A guy stopped me and asked if I knew the way to Rockefeller Plaza. Still in a state of confusion, I told him, "It's right around here somewhere." He thanked me for my bad advice and, unfortunately, took it. I walked in the same direction as him for about 30 more feet and then could see the overhead sign for Broadway and reversed course.

They say the shopping crowds are down in New York City because of the economy, and so far, I would have to agree. I've been to the area around Rockefeller Center in previous Christmas shopping seasons when it was nearly impossible to move. Today it was actually pleasant.

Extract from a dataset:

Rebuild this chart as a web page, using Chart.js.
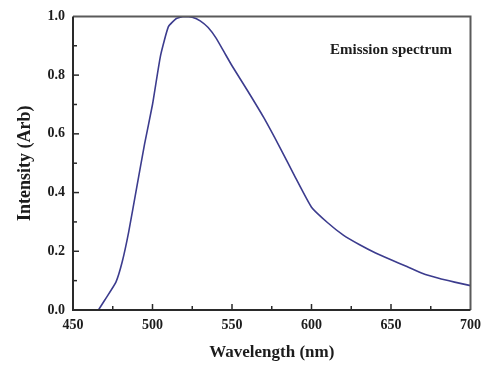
<!DOCTYPE html>
<html>
<head>
<meta charset="utf-8">
<script src="https://cdn.jsdelivr.net/npm/chart.js@4/dist/chart.umd.min.js"></script>
<style>
  html, body { margin: 0; padding: 0; background: #fff; }
  #wrap { width: 488px; height: 365px; }
</style>
</head>
<body>
<div id="wrap"><canvas id="spectrum"></canvas></div>
<script>
  // Emission spectrum
  const wavelength = [466, 470, 477, 481, 485, 490, 495, 500, 505, 510, 515, 520, 525, 530, 535, 540, 545, 550,
    560, 570, 580, 590, 600, 610, 620, 630, 640, 650, 660, 670, 680, 690, 700];
  const intensity = [0.0, 0.034, 0.095, 0.165, 0.265, 0.415, 0.565, 0.70, 0.865, 0.965, 0.993, 1.0, 0.997, 0.985, 0.962, 0.926, 0.879, 0.832,
    0.745, 0.655, 0.555, 0.45, 0.35, 0.298, 0.255, 0.223, 0.195, 0.171, 0.148, 0.124, 0.108, 0.095, 0.083];

  const xRange = [450, 700];
  const yRange = [0, 1];
  const xMajor = 50, xMinor = 25;
  const yMajor = 0.2, yMinor = 0.1;
  const seriesLabel = 'Emission spectrum';

  const SERIF = "'Liberation Serif', 'Times New Roman', serif";
  const INK = '#1c1c1c';

  // frame + inward ticks + inset label
  const framePlugin = {
    id: 'frame',
    afterDatasetsDraw(chart) {
      const { ctx, chartArea: a, scales: { x, y } } = chart;
      ctx.save();
      ctx.lineCap = 'butt';

      // top/right border (lighter)
      ctx.strokeStyle = '#5a5a5a';
      ctx.lineWidth = 2;
      ctx.beginPath();
      ctx.moveTo(a.left, a.top);
      ctx.lineTo(a.right, a.top);
      ctx.lineTo(a.right, a.bottom);
      ctx.stroke();

      // left/bottom axes
      ctx.strokeStyle = '#2a2a2a';
      ctx.beginPath();
      ctx.moveTo(a.left, a.top);
      ctx.lineTo(a.left, a.bottom);
      ctx.lineTo(a.right, a.bottom);
      ctx.stroke();

      // ticks pointing inward
      ctx.lineWidth = 1.5;
      for (let v = xRange[0] + xMinor; v < xRange[1]; v += xMinor) {
        const px = x.getPixelForValue(v);
        const len = (v % xMajor === 0) ? 6 : 4;
        ctx.beginPath();
        ctx.moveTo(px, a.bottom);
        ctx.lineTo(px, a.bottom - len);
        ctx.stroke();
      }
      for (let i = 1; i < 10; i++) {
        const v = yRange[0] + i * yMinor;
        const py = y.getPixelForValue(v);
        const len = (i % 2 === 0) ? 6 : 4;
        ctx.beginPath();
        ctx.moveTo(a.left, py);
        ctx.lineTo(a.left + len, py);
        ctx.stroke();
      }

      // inset label
      ctx.fillStyle = INK;
      ctx.font = 'bold 15px ' + SERIF;
      ctx.textAlign = 'left';
      ctx.textBaseline = 'middle';
      ctx.fillText(seriesLabel, a.left + 257, a.top + 34);
      ctx.restore();
    }
  };

  new Chart(document.getElementById('spectrum'), {
    type: 'line',
    data: {
      datasets: [{
        label: seriesLabel,
        data: wavelength.map((w, i) => ({ x: w, y: intensity[i] })),
        borderColor: '#3c3c8e',
        borderWidth: 1.6,
        pointRadius: 0,
        tension: 0.15,
        fill: false,
      }],
    },
    options: {
      responsive: true,
      maintainAspectRatio: false,
      animation: false,
      devicePixelRatio: 1,
      layout: { padding: { top: 11, right: 14, left: 11, bottom: 0 } },
      plugins: { legend: { display: false }, tooltip: { enabled: false } },
      scales: {
        x: {
          type: 'linear',
          min: xRange[0],
          max: xRange[1],
          border: { display: false },
          grid: { display: false, drawTicks: false },
          ticks: {
            stepSize: xMajor,
            padding: 7,
            color: INK,
            font: { family: SERIF, size: 14, weight: 'bold' },
          },
          title: {
            display: true,
            text: 'Wavelength (nm)',
            color: INK,
            padding: { top: 0, bottom: 2 },
            font: { family: SERIF, size: 17, weight: 'bold' },
          },
          afterFit(scale) { scale.height = 55; },
        },
        y: {
          min: yRange[0],
          max: yRange[1],
          border: { display: false },
          grid: { display: false, drawTicks: false },
          ticks: {
            stepSize: yMajor,
            padding: 8,
            color: INK,
            font: { family: SERIF, size: 14, weight: 'bold' },
            callback: (v) => Number(v).toFixed(1),
          },
          title: {
            display: true,
            text: 'Intensity (Arb)',
            color: INK,
            padding: { top: 4, bottom: 0 },
            font: { family: SERIF, size: 18, weight: 'bold' },
          },
          afterFit(scale) { scale.width = 62; },
        },
      },
    },
    plugins: [framePlugin],
  });
</script>
</body>
</html>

So I'm heading back to Skyhouse with my purchases and get on the D train to Herald Square at the Rockefeller Center station. I'm so absorbed watching parents with four kids under the age of 7 try to keep the kids from running around on the station platform ("stay off that yellow strip!") and in the car, "David, you have to sit down!") that I unconsciously got off the train at 42nd Street instead of 34th. I'm cursing my idiocy, but eventually another D train came along and I got to Herald Square, the stop for the fabled Macy's Department Store and the Miracle on 34th Street.

I had to change here for the N train. I'm standing there and a tall blonde woman approaches, smiles, and asks if this is the stop for Macy's. I assure her it is. She then asks me how to get to Macy's when she and her group left the station (see above). I couldn't help here there, telling her something on the order of "it's a big store and you can't miss it." They happily climbed the stairs and I got on the F Train.